=== Source records ===
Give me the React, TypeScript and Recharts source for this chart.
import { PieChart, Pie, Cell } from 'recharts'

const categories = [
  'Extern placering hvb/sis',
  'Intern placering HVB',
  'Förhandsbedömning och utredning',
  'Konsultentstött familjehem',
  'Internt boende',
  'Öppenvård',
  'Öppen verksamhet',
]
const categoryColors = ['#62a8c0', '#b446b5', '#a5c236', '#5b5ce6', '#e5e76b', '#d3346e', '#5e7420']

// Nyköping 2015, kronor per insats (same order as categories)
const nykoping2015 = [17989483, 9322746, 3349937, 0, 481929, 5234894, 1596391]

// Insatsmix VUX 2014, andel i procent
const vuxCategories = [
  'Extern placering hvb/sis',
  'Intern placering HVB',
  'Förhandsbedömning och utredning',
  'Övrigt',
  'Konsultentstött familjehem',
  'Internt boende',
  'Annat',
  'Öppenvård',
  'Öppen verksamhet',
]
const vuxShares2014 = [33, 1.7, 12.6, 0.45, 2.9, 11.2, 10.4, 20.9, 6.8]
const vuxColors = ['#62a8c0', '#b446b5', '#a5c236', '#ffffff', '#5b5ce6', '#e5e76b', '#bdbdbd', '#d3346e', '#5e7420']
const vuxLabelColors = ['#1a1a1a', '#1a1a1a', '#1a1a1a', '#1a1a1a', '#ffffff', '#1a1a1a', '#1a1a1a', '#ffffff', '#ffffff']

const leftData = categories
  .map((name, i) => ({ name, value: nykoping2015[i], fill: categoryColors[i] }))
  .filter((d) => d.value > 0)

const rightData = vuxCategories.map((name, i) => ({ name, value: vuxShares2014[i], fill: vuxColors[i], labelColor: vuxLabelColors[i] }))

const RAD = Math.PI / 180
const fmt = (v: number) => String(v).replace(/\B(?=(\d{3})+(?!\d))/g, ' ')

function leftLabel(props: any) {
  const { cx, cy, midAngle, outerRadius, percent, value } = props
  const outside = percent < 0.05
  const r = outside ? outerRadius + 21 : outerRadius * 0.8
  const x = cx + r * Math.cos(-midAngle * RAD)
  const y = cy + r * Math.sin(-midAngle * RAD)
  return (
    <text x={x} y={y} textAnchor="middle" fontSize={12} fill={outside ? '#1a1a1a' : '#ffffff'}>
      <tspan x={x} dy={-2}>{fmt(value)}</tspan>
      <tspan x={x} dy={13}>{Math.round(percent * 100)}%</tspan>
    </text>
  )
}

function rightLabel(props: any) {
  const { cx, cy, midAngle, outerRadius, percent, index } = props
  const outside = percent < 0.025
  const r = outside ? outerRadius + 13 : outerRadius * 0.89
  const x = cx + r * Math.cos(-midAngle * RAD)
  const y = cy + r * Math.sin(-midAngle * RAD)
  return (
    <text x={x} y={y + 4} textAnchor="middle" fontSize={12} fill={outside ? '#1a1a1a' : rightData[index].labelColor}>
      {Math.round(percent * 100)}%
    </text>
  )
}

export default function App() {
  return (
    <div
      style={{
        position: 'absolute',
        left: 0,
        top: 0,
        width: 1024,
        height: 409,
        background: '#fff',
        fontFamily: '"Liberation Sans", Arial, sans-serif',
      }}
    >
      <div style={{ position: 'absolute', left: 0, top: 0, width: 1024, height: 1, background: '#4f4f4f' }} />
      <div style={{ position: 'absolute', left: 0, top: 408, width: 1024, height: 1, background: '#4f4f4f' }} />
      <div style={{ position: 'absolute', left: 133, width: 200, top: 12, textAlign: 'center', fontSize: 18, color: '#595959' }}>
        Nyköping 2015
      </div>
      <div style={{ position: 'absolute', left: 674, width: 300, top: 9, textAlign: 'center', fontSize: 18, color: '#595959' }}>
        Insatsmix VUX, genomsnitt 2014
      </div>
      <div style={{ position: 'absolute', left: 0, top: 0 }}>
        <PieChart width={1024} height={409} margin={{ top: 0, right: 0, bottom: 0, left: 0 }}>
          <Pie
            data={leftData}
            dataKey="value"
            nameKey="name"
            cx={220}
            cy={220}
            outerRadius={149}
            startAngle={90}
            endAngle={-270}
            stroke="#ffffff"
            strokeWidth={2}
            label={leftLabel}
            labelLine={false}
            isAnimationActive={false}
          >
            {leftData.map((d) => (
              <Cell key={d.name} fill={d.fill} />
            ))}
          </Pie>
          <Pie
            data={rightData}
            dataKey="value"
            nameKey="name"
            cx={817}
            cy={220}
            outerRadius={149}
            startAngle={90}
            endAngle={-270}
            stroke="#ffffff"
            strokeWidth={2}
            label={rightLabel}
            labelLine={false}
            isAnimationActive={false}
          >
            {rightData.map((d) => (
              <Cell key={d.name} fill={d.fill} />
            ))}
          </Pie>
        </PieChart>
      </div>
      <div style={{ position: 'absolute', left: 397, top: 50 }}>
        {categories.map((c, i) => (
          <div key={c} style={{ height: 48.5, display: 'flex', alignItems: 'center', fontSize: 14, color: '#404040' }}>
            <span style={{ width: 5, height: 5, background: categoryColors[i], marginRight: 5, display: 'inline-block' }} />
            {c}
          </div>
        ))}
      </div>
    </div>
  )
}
===
=== Source records ===
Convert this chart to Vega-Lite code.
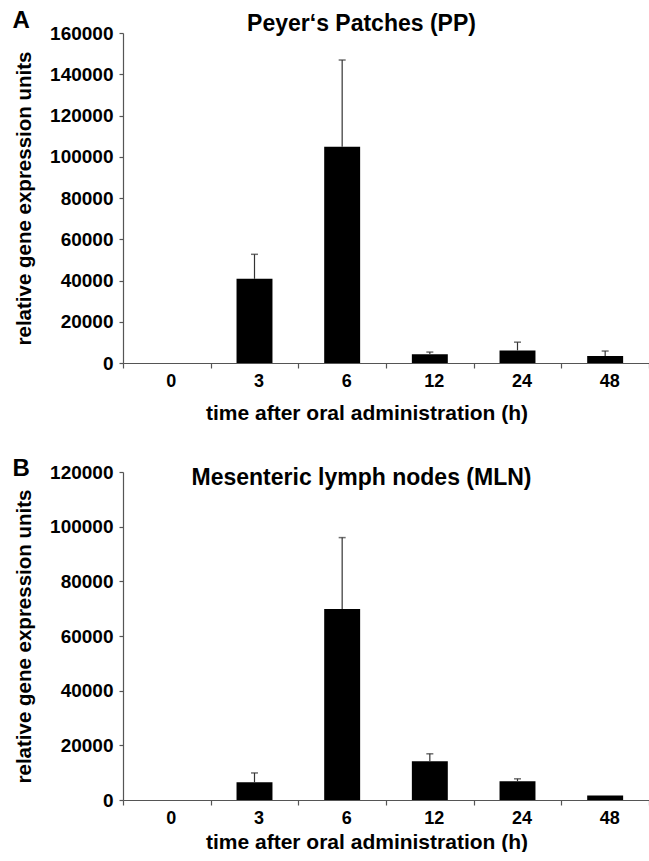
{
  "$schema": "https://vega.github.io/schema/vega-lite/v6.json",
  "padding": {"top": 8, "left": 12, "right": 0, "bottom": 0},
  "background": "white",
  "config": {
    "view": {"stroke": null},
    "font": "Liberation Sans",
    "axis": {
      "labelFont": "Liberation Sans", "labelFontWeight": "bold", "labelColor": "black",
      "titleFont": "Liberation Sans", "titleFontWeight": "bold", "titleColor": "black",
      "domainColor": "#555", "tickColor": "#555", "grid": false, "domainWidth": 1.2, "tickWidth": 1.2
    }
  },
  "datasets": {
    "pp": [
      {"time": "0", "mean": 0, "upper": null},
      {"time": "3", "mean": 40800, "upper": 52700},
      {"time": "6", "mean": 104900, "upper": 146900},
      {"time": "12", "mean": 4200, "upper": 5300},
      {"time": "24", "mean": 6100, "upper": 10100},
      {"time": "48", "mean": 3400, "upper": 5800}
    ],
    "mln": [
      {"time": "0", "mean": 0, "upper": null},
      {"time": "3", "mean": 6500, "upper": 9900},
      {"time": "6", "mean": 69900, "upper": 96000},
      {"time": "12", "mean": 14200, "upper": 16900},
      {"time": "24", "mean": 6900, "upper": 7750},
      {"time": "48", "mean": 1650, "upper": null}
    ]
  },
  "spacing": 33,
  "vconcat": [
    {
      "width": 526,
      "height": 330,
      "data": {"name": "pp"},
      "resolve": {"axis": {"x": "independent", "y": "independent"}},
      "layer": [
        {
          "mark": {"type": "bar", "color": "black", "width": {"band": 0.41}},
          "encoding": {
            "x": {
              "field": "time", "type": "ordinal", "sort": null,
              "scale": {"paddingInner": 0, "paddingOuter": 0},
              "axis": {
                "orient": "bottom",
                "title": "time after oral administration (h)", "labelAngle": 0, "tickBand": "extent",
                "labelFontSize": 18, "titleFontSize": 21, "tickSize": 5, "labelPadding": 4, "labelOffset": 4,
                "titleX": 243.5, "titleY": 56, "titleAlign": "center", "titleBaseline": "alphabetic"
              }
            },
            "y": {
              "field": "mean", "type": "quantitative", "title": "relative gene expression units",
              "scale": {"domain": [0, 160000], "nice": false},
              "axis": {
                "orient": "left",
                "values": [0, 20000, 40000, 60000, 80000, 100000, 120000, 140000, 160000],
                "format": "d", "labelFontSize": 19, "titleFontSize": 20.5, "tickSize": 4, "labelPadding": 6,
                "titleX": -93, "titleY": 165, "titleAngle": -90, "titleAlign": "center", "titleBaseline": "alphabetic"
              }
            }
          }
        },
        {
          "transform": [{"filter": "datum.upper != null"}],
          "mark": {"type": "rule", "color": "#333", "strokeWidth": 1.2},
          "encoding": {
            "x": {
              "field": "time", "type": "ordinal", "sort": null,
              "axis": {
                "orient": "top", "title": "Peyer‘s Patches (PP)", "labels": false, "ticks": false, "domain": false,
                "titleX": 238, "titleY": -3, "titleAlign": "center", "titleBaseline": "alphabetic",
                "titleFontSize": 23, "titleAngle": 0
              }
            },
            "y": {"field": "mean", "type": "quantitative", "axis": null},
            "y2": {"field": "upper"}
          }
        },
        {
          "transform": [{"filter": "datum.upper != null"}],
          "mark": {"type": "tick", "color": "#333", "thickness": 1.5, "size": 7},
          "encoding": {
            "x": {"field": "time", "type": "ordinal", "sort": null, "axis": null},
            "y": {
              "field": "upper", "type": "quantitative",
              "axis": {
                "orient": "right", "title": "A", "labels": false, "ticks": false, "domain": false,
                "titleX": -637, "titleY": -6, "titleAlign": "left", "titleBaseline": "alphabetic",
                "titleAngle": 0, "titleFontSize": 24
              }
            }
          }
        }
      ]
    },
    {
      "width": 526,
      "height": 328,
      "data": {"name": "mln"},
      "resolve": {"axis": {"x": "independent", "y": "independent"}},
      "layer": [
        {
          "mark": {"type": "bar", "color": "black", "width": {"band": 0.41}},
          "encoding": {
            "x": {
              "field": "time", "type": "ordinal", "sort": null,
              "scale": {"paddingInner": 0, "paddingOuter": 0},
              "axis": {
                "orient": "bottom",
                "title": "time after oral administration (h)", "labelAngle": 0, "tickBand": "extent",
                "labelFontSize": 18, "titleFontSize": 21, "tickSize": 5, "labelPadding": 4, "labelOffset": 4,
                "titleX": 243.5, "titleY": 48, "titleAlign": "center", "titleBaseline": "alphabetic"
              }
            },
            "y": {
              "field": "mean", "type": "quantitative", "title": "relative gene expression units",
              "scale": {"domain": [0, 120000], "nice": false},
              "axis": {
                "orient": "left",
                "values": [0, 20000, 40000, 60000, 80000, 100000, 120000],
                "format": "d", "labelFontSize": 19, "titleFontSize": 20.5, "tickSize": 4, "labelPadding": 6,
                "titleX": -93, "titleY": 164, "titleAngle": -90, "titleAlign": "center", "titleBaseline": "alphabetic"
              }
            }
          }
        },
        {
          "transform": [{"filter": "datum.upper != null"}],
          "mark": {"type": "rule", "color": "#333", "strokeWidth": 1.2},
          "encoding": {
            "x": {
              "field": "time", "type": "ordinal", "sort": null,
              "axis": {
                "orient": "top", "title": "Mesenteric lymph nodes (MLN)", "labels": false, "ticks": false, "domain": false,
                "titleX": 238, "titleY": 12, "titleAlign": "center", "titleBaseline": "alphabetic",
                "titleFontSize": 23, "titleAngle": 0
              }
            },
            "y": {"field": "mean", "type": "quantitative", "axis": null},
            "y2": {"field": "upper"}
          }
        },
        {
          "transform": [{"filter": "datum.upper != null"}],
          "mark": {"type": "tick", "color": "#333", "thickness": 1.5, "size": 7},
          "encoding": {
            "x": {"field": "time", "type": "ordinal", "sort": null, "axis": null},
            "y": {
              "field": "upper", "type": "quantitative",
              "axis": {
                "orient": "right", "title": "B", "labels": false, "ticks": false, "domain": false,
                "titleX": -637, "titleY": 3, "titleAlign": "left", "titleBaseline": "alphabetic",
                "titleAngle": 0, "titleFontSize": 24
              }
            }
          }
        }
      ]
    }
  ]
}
===
=== Source records ===
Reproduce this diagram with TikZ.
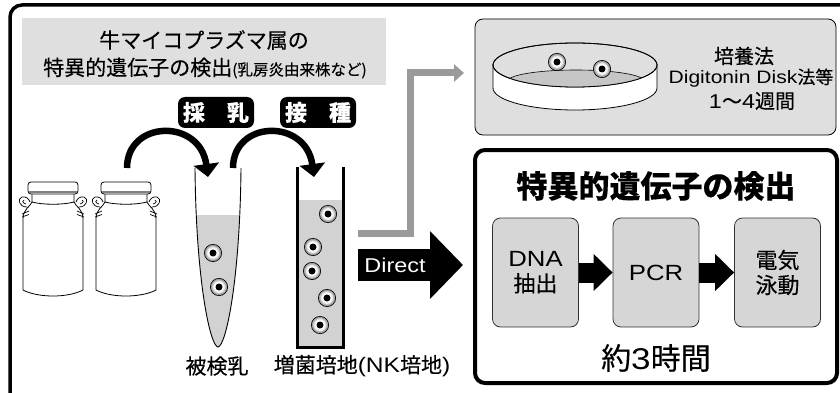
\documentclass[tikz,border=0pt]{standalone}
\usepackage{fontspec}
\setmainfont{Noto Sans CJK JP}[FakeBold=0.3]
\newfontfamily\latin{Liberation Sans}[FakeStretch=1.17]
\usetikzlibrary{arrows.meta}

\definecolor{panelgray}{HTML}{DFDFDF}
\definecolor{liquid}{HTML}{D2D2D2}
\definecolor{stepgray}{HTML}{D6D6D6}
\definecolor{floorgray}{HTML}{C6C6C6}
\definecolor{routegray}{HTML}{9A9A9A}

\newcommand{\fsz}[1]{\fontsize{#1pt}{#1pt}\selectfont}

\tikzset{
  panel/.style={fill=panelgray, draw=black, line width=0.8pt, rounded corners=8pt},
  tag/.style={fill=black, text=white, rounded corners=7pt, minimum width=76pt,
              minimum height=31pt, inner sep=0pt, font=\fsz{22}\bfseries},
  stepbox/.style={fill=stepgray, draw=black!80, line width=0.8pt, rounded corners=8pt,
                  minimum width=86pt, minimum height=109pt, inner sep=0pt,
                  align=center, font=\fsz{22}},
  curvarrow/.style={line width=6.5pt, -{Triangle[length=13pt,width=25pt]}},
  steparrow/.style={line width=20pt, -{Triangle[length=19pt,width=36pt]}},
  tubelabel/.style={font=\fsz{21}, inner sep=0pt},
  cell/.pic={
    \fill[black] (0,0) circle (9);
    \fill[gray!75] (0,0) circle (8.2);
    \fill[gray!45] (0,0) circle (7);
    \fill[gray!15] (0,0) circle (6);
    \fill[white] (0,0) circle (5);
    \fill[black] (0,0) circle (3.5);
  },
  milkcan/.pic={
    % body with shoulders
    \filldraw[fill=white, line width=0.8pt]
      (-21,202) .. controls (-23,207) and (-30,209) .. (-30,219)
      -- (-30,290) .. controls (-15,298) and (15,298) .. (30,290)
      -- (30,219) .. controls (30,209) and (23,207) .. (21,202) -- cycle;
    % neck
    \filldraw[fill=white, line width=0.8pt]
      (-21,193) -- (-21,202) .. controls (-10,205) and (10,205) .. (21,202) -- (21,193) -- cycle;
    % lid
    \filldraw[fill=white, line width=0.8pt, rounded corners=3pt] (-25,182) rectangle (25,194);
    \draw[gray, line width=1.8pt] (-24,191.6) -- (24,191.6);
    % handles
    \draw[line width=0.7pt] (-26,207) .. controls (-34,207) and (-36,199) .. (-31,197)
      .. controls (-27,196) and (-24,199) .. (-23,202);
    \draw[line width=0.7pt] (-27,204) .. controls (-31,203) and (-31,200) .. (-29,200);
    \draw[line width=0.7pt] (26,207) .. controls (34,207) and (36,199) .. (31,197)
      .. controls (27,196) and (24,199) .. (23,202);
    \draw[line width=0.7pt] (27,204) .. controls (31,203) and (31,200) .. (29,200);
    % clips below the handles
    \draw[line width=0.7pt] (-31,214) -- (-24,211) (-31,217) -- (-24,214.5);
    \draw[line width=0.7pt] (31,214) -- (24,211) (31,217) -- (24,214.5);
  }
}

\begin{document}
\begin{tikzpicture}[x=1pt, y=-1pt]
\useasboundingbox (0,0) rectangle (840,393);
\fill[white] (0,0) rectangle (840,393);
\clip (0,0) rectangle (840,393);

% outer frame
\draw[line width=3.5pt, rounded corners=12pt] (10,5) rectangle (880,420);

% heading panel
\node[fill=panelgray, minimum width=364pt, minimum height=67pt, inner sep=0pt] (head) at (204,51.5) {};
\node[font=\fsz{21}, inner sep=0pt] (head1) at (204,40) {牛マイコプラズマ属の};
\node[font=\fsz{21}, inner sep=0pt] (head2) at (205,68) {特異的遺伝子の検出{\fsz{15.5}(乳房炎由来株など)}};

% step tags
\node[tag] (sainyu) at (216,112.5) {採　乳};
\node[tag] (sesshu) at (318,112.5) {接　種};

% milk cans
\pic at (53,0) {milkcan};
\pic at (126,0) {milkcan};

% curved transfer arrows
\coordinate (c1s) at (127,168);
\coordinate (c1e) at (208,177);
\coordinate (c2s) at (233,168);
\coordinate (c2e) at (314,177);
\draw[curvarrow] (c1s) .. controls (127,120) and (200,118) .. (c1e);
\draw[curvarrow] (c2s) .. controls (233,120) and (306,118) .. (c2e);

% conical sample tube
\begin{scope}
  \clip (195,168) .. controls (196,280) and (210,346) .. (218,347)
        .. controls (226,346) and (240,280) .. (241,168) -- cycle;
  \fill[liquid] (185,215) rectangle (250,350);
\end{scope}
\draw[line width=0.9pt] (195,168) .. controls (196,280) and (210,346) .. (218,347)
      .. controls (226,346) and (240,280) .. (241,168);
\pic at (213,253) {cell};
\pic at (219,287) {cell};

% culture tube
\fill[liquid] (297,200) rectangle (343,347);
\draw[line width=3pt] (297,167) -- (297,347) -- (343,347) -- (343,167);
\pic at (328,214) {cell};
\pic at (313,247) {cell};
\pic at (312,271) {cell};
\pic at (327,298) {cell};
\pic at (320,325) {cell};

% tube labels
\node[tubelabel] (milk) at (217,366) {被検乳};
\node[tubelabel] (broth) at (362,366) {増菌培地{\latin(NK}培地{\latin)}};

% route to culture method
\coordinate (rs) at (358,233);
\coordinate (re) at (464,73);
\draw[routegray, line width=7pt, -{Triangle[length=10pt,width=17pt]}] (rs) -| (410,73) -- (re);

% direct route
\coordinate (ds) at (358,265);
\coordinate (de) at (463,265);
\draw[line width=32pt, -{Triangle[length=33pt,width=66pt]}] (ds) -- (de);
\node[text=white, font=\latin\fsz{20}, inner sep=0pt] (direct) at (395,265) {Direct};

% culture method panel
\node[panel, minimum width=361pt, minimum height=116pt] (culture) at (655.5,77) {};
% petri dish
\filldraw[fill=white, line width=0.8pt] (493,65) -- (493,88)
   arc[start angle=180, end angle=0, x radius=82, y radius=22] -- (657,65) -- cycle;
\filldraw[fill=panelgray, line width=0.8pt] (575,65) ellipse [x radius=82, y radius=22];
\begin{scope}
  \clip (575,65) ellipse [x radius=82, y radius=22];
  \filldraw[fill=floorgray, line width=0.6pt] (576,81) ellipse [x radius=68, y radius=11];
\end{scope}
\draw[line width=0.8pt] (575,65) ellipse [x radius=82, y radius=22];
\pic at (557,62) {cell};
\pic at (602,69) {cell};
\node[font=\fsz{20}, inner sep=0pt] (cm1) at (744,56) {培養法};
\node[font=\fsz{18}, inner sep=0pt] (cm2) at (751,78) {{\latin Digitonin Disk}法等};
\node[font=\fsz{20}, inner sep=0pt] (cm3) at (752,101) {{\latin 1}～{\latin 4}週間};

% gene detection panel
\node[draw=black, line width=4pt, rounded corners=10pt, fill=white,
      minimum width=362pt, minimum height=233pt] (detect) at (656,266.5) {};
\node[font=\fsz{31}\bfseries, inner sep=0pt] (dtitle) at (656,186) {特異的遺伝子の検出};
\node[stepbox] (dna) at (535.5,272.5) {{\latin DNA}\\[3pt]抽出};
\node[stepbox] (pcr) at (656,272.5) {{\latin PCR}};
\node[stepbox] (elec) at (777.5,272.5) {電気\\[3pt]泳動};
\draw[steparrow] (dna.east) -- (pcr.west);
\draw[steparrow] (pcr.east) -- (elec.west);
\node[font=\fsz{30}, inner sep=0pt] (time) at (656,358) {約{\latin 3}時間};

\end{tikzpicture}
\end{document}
===
Direction
Extract and output the part that opens with the line containing "Give me the" and closes with the line containing "481929, 5234894, 1596391]", unchanged, ends included.

Exercise answer
Give me the React, TypeScript and Recharts source for this chart.
import { PieChart, Pie, Cell } from 'recharts'

const categories = [
  'Extern placering hvb/sis',
  'Intern placering HVB',
  'Förhandsbedömning och utredning',
  'Konsultentstött familjehem',
  'Internt boende',
  'Öppenvård',
  'Öppen verksamhet',
]
const categoryColors = ['#62a8c0', '#b446b5', '#a5c236', '#5b5ce6', '#e5e76b', '#d3346e', '#5e7420']

// Nyköping 2015, kronor per insats (same order as categories)
const nykoping2015 = [17989483, 9322746, 3349937, 0, 481929, 5234894, 1596391]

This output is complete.